A technique that can address concerns of accuracy while respecting protected attributes is adversarial classification. In this case, we create simultaneous predictive models — one optimizes for a correct prediction of our desired outcome, and the other optimizes for a poor prediction of our protected attribute — essentially, no better than randomly guessing it.
Let’s take the example of predicting LTV. A model optimized via adversarial selection would optimize for maximizing the accuracy of predicting LTV of a user, but be optimized for minimizing the accuracy of predicting the race of that user.
The result could be an analysis that produces more equitable outcomes for users without unduly sacrificing quality.
Post Processing Optimization
A technique to correct more exclusively for demographic parity is post-processing optimization.
This involves modifying the output of a predictive analysis after it has been completed, ensuring that the predicted positive case is equally representative of the protected group in question. For instance in our predicted LTV example, say we want to send discounts to the top 10% out of 1000 users. However, even though Black users represent 200 of the 1000 users, there are no Black users predicted in the top 10%, and as a result will not receive a discount. We can correct for this by changing our post-processing selection criteria to choose the top 10% of each protected class. This ensures that at least 20 Black users will comprise our discount selection criteria for top 10%.

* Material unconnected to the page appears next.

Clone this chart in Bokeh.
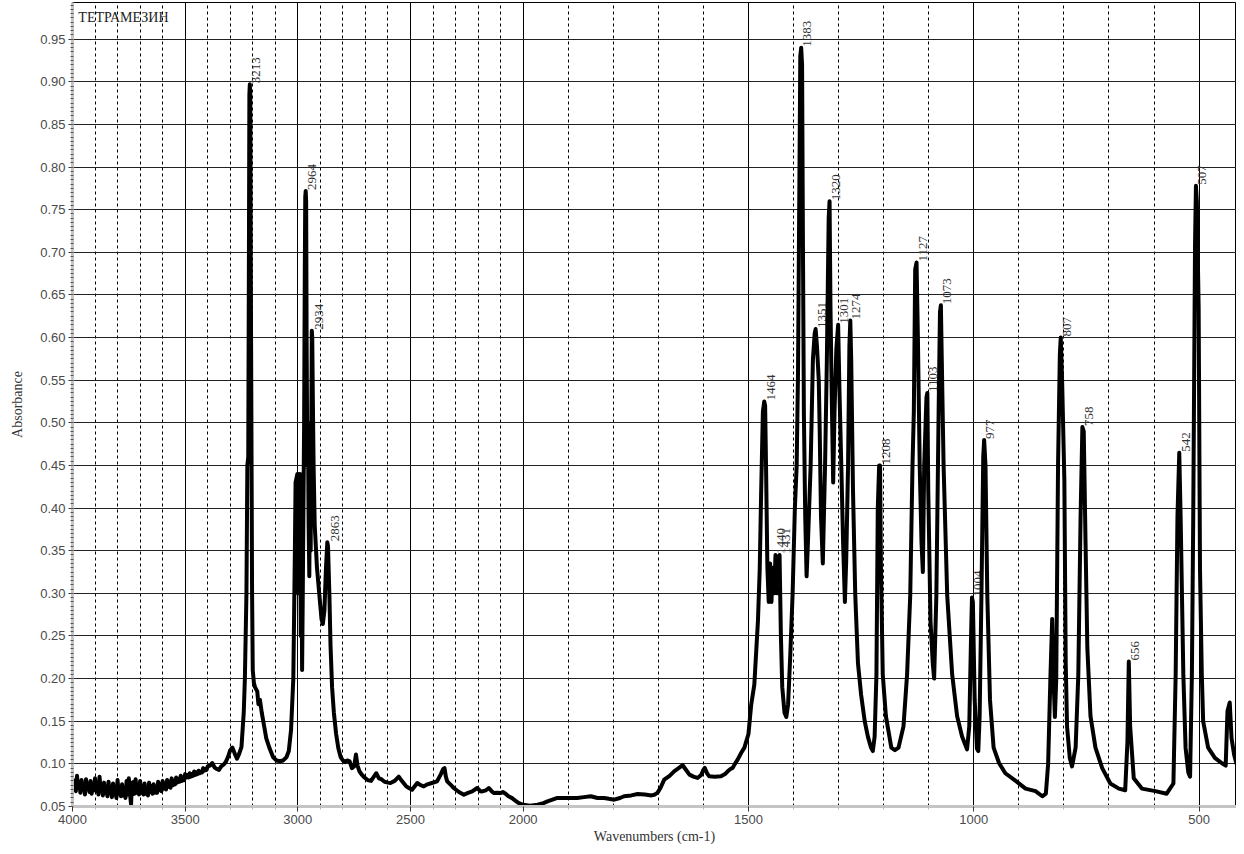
import numpy as np
from bokeh.plotting import figure
from bokeh.models import (ColumnDataSource, Range1d, FixedTicker, SingleIntervalTicker,
                          NumeralTickFormatter, CustomJSTransform, Label)
from bokeh.transform import transform
from bokeh.core.properties import value
from bokeh.embed import file_html
from bokeh.resources import INLINE

# ---------------- data ----------------
# noisy baseline 4000-3400 cm-1
wn_baseline = [
    4000, 3995, 3990, 3985, 3980, 3975, 3970, 3965, 3960, 3955, 3950, 3945, 3940, 3935, 3930,
    3925, 3920, 3915, 3910, 3905, 3900, 3895, 3890, 3885, 3880, 3875, 3870, 3865, 3860, 3855,
    3850, 3845, 3840, 3835, 3830, 3825, 3820, 3815, 3810, 3805, 3800, 3795, 3790, 3785, 3780,
    3775, 3770, 3765, 3760, 3755, 3750, 3745, 3740, 3737, 3733, 3728, 3724, 3720, 3715, 3710,
    3705, 3700, 3695, 3690, 3685, 3680, 3675, 3670, 3665, 3660, 3655, 3650, 3645, 3640, 3635,
    3630, 3625, 3620, 3615, 3610, 3605, 3600, 3595, 3590, 3585, 3580, 3575, 3570, 3565, 3560,
    3555, 3550, 3545, 3540, 3535, 3530, 3525, 3520, 3515, 3510, 3505, 3500, 3495, 3490, 3485,
    3480, 3475, 3470, 3465, 3460, 3455, 3450, 3445, 3440, 3435, 3430, 3425, 3420, 3415, 3410,
    3405, 3400,
]
ab_baseline = [
    .083, .070, .080, .068, .086, .072, .079, .066, .081, .070, .077, .064, .082, .071, .076,
    .067, .080, .065, .074, .069, .083, .068, .075, .064, .085, .069, .073, .063, .078, .066,
    .072, .062, .079, .066, .071, .061, .077, .064, .070, .060, .081, .065, .071, .062, .076,
    .063, .069, .060, .080, .064, .083, .066, .052, .078, .064, .079, .065, .082, .066, .074,
    .064, .080, .066, .073, .064, .077, .065, .071, .063, .078, .067, .074, .065, .076, .066,
    .072, .066, .079, .069, .076, .068, .080, .071, .077, .070, .081, .073, .079, .072, .083,
    .075, .080, .076, .084, .078, .082, .079, .086, .080, .084, .081, .088, .084, .087, .084,
    .089, .085, .088, .086, .091, .087, .090, .088, .092, .089, .091, .090, .095, .092, .094,
    .093, .097,
]

# 3400-2000 cm-1 (OH / CH stretching region)
wn_high = [
    3390, 3380, 3370, 3360, 3350, 3340, 3330, 3320, 3310, 3300, 3290, 3280, 3270, 3260, 3250,
    3240, 3235, 3228, 3224, 3220, 3217, 3215, 3213, 3211, 3209, 3206, 3203, 3200, 3195, 3190,
    3180, 3175, 3168, 3160, 3150, 3140, 3125, 3110, 3095, 3080, 3065, 3050, 3040, 3030, 3020,
    3013, 3010, 3006, 3002, 2999, 2996, 2993, 2990, 2987, 2984, 2981, 2978, 2975, 2972, 2969,
    2967, 2965, 2963, 2961, 2958, 2955, 2952, 2949, 2946, 2943, 2940, 2938, 2936, 2933, 2930,
    2925, 2915, 2905, 2895, 2889, 2882, 2875, 2869, 2866, 2860, 2855, 2848, 2840, 2830, 2820,
    2810, 2800, 2790, 2780, 2770, 2760, 2750, 2742, 2735, 2726, 2715, 2704, 2690, 2675, 2665,
    2652, 2640, 2630, 2615, 2600, 2589, 2570, 2552, 2537, 2520, 2507, 2493, 2470, 2455, 2441,
    2425, 2405, 2382, 2365, 2355, 2349, 2343, 2337, 2320, 2308, 2285, 2263, 2245, 2226, 2204,
    2190, 2182, 2165, 2152, 2140, 2130, 2115, 2101, 2090, 2078, 2065, 2049, 2035, 2019,
]
ab_high = [
    .098, .101, .096, .094, .093, .097, .099, .102, .108, .116, .119, .112, .106, .112, .120,
    .160, .200, .300, .450, .460, .700, .885, .897, .885, .700, .500, .300, .210, .195, .190,
    .185, .170, .175, .160, .145, .130, .118, .108, .104, .103, .104, .108, .115, .140, .200,
    .350, .430, .435, .440, .300, .440, .380, .440, .250, .350, .210, .300, .400, .500, .680,
    .765, .772, .760, .600, .450, .500, .380, .320, .450, .350, .500, .608, .600, .520, .450,
    .380, .330, .300, .270, .264, .280, .330, .360, .355, .300, .240, .190, .160, .135, .118,
    .108, .104, .102, .104, .103, .095, .097, .111, .098, .091, .087, .084, .081, .080, .084,
    .089, .083, .082, .079, .078, .0776, .080, .085, .0795, .074, .0717, .0697, .0776, .075, .0736,
    .076, .0776, .0795, .088, .094, .095, .085, .0795, .075, .0717, .067, .0638, .066, .0677, .0717,
    .068, .0677, .069, .0717, .068, .0657, .066, .0657, .067, .065, .062, .0598, .057, .054,
]

# 2000-1500 cm-1
wn_mid = [
    2000, 1985, 1968, 1955, 1946, 1935, 1924, 1902, 1880, 1865, 1850, 1835, 1820, 1810, 1798,
    1785, 1776, 1760, 1746, 1730, 1715, 1709, 1702, 1695, 1687, 1675, 1665, 1655, 1646, 1640,
    1631, 1622, 1613, 1605, 1600, 1597, 1592, 1587, 1575, 1561, 1552, 1546, 1540, 1535, 1530,
    1524, 1516, 1509,
]
ab_mid = [
    .052, .051, .052, .054, .056, .058, .060, .060, .060, .061, .062, .060, .060, .059, .058,
    .060, .062, .063, .0646, .064, .063, .0638, .066, .072, .0815, .086, .0913, .095, .0984, .094,
    .0874, .085, .0835, .087, .093, .0953, .089, .0854, .085, .0854, .088, .0913, .094, .0953, .100,
    .105, .113, .119,
]

# fingerprint region 1500-417 cm-1
wn_low = [
    1500, 1494, 1487, 1479, 1475, 1472, 1468, 1465, 1463, 1461, 1458, 1455, 1452, 1449, 1446,
    1443, 1440, 1436, 1431, 1428, 1425, 1420, 1416, 1412, 1407, 1402, 1397, 1393, 1390, 1387,
    1385, 1383, 1381, 1379, 1377, 1374, 1371, 1368, 1362, 1357, 1353, 1351, 1348, 1344, 1342,
    1339, 1335, 1330, 1326, 1322, 1320, 1318, 1315, 1312, 1309, 1305, 1301, 1298, 1294, 1290,
    1286, 1283, 1279, 1276, 1274, 1272, 1268, 1263, 1257, 1250, 1242, 1235, 1228, 1224, 1220,
    1216, 1213, 1210, 1208, 1206, 1202, 1195, 1183, 1175, 1167, 1156, 1148, 1141, 1136, 1133,
    1130, 1127, 1124, 1120, 1116, 1113, 1110, 1105, 1103, 1101, 1096, 1091, 1088, 1083, 1078,
    1075, 1073, 1071, 1067, 1059, 1048, 1037, 1026, 1015, 1010, 1006, 1004, 1002, 998, 993,
    990, 987, 983, 979, 977, 974, 970, 964, 956, 944, 930, 907, 885, 863, 848,
    840, 835, 830, 826, 823, 820, 817, 813, 809, 807, 804, 799, 796, 793, 787,
    782, 774, 768, 763, 759, 756, 752, 748, 741, 730, 715, 697, 678, 664, 659,
    656, 653, 645, 627, 597, 572, 557, 552, 548, 544, 541, 535, 530, 524, 520,
    516, 513, 509, 507, 505, 501, 498, 494, 491, 480, 465, 450, 441, 437, 432,
    428, 422, 417,
]
ab_low = [
    .135, .169, .193, .267, .328, .414, .513, .525, .520, .450, .330, .290, .335, .290, .330,
    .300, .345, .300, .345, .250, .190, .160, .155, .170, .230, .300, .400, .450, .560, .780,
    .930, .940, .920, .700, .510, .390, .320, .360, .450, .574, .605, .610, .590, .550, .495,
    .390, .335, .450, .574, .740, .760, .635, .525, .430, .513, .586, .615, .537, .450, .360,
    .290, .340, .450, .590, .620, .574, .420, .298, .218, .181, .150, .132, .119, .115, .132,
    .205, .400, .450, .450, .330, .205, .156, .119, .116, .119, .144, .205, .298, .450, .513,
    .680, .688, .600, .450, .360, .325, .450, .530, .535, .420, .267, .218, .200, .298, .513,
    .630, .638, .574, .450, .298, .205, .156, .132, .117, .144, .250, .295, .290, .175, .118,
    .115, .156, .298, .460, .480, .450, .298, .175, .119, .101, .089, .080, .071, .068, .062,
    .065, .100, .200, .270, .200, .155, .200, .450, .580, .600, .550, .433, .218, .144, .107,
    .097, .119, .205, .390, .495, .490, .360, .236, .156, .119, .095, .077, .071, .069, .126,
    .220, .144, .083, .071, .068, .065, .077, .205, .390, .465, .390, .205, .119, .090, .085,
    .205, .390, .710, .778, .760, .635, .328, .205, .150, .119, .107, .101, .098, .162, .172,
    .130, .110, .100,
]

peak_wavenumber = [3213, 2964, 2934, 2863, 2987, 1464, 1440, 1431, 1383, 1351, 1320, 1301,
                   1274, 1208, 1127, 1103, 1073, 1004, 977, 807, 758, 656, 542, 507]
peak_absorbance = [.897, .772, .608, .360, .440, .525, .345, .345, .940, .610, .760, .615,
                   .620, .450, .688, .535, .638, .295, .480, .600, .495, .220, .465, .778]
peak_text = ["3213", "2964", "2934", "2863", "2987", "1464", "1440", "1431", "1383", "1351",
             "1320", "1301", "1274", "1208", "1127", "1103", "1073", "1004", "977", "807",
             "758", "656", "542", "507"]

x_major_wavenumbers = [4000, 3500, 3000, 2500, 2000, 1500, 1000, 500]
x_tick_labels = ["4000", "3500", "3000", "2500", "2000", "1500", "1000", "500"]
x_start_wavenumber = 4000
x_end_wavenumber = 417
y_start, y_end = 0.05, 0.993
chart_title = "ТЕТРАМЕЗИН"

wavenumber = wn_baseline + wn_high + wn_mid + wn_low
absorbance = ab_baseline + ab_high + ab_mid + ab_low
assert len(wavenumber) == len(absorbance)


# OMNIC-style axis: wavenumbers below 2000 cm-1 drawn at double scale
def axis_pos(w):
    return w if w >= 2000 else 2 * w - 2000


wn_transform = CustomJSTransform(
    func="return x >= 2000 ? x : 2 * x - 2000;",
    v_func="""
        const out = new Float64Array(xs.length);
        for (let i = 0; i < xs.length; i++) {
            const x = xs[i];
            out[i] = x >= 2000 ? x : 2 * x - 2000;
        }
        return out;
    """,
)

spec = ColumnDataSource(data=dict(wn=wavenumber, ab=absorbance))
peaks = ColumnDataSource(data=dict(wn=peak_wavenumber, ab=peak_absorbance, txt=peak_text))

p = figure(
    width=1236, height=846,
    x_range=Range1d(axis_pos(x_start_wavenumber), axis_pos(x_end_wavenumber)),
    y_range=Range1d(y_start, y_end),
    output_backend="svg", toolbar_location=None,
    min_border_left=72, min_border_right=0, min_border_top=2, min_border_bottom=40,
    background_fill_color="white", border_fill_color="white",
)
p.outline_line_color = "black"
p.outline_line_width = 1

# ---- ticks ----
major_pos = [axis_pos(w) for w in x_major_wavenumbers]
minor_pos = [axis_pos(w) for w in range(3900, 450, -100) if w not in x_major_wavenumbers]
xticker = FixedTicker(ticks=major_pos, minor_ticks=minor_pos)
p.xaxis.ticker = xticker
p.xaxis.major_label_overrides = {pos: lab for pos, lab in zip(major_pos, x_tick_labels)}
p.xgrid.ticker = xticker

yticker = SingleIntervalTicker(interval=0.05, num_minor_ticks=10)
p.yaxis.ticker = yticker
p.ygrid.ticker = yticker
p.yaxis.formatter = NumeralTickFormatter(format="0.00")

# ---- grid ----
p.xgrid.grid_line_color = "black"
p.xgrid.grid_line_width = 1
p.xgrid.minor_grid_line_color = "black"
p.xgrid.minor_grid_line_dash = "3 3"
p.xgrid.minor_grid_line_width = 1
p.ygrid.grid_line_color = "#222222"
p.ygrid.grid_line_width = 1

# ---- axes ----
for ax in (p.xaxis[0], p.yaxis[0]):
    ax.axis_line_color = "#c4c4c4"
    ax.axis_line_width = 3
    ax.major_label_text_font = "Liberation Sans"
    ax.major_label_text_font_size = "13px"
    ax.major_label_text_color = "#4a4a4a"
    ax.axis_label_text_font = "Liberation Serif"
    ax.axis_label_text_font_size = "14px"
    ax.axis_label_text_font_style = "normal"
    ax.axis_label_text_color = "#333333"
    ax.major_tick_line_color = "#333333"

p.xaxis.axis_label = "Wavenumbers (cm-1)"
p.xaxis.major_tick_out = 5
p.xaxis.major_tick_in = 0
p.xaxis.minor_tick_out = 3
p.xaxis.minor_tick_in = 0
p.xaxis.minor_tick_line_color = "#bbbbbb"
p.xaxis.major_label_standoff = 3
p.xaxis.axis_label_standoff = 2

p.yaxis.axis_label = "Absorbance"
p.yaxis.major_tick_out = 4
p.yaxis.major_tick_in = 0
p.yaxis.minor_tick_out = 2
p.yaxis.minor_tick_in = 1
p.yaxis.minor_tick_line_color = "#555555"
p.yaxis.major_label_standoff = 3
p.yaxis.axis_label_standoff = 12

# ---- peak labels (drawn under the spectrum) ----
p.text(x=transform("wn", wn_transform), y="ab", text="txt", source=peaks,
       angle=np.pi / 2, text_align="left", text_baseline="top",
       x_offset=2, y_offset=-1,
       text_font=value("Liberation Serif"), text_font_size="13px", text_color="#333333")

# ---- spectrum ----
p.line(x=transform("wn", wn_transform), y="ab", source=spec,
       line_color="black", line_width=4, line_join="round")

# ---- sample name ----
p.add_layout(Label(x=3974, y=0.9755, text=chart_title, text_baseline="middle",
                   text_font="Liberation Serif", text_font_size="14px", text_color="#222222"))

open("out.html", "w").write(file_html(p, INLINE))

This post processing optimization can accordingly correct for the socio-economic differences system to our dataset, and ensure more demographic parity in the outcomes of our system.
The issue of ensuring fairness in machine learning, even in the context of analytics, is an important but by no means straightforward one.
We have to balance the tradeoffs of optimizing for predictive fairness with social fairness. We have to identify whether techniques of feature blinding, objective function modification, adversarial selection, or thresholding are the best tool for maximizing the desired fairness criteria along protected classes. And even then, as protected classes aren’t binary (e.g. there aren’t just two races), the complexity of permutations can make it difficult to find just one criteria.
At Amplitude, we are pledging to invest in solutions that can ideally address different degrees of equalized odds, equalized opportunities, and demographic parity. As an analytics platform, we’re fortunate to be uniquely positioned to bring greater transparency to the issue — either through direct bias reduction in the predictive models our customers leverage in Amplitude, or a fairness score by protected attribute, displayed for any predictive insight generated.
We look forward to documenting and sharing our concrete implementations to these solutions in the months ahead.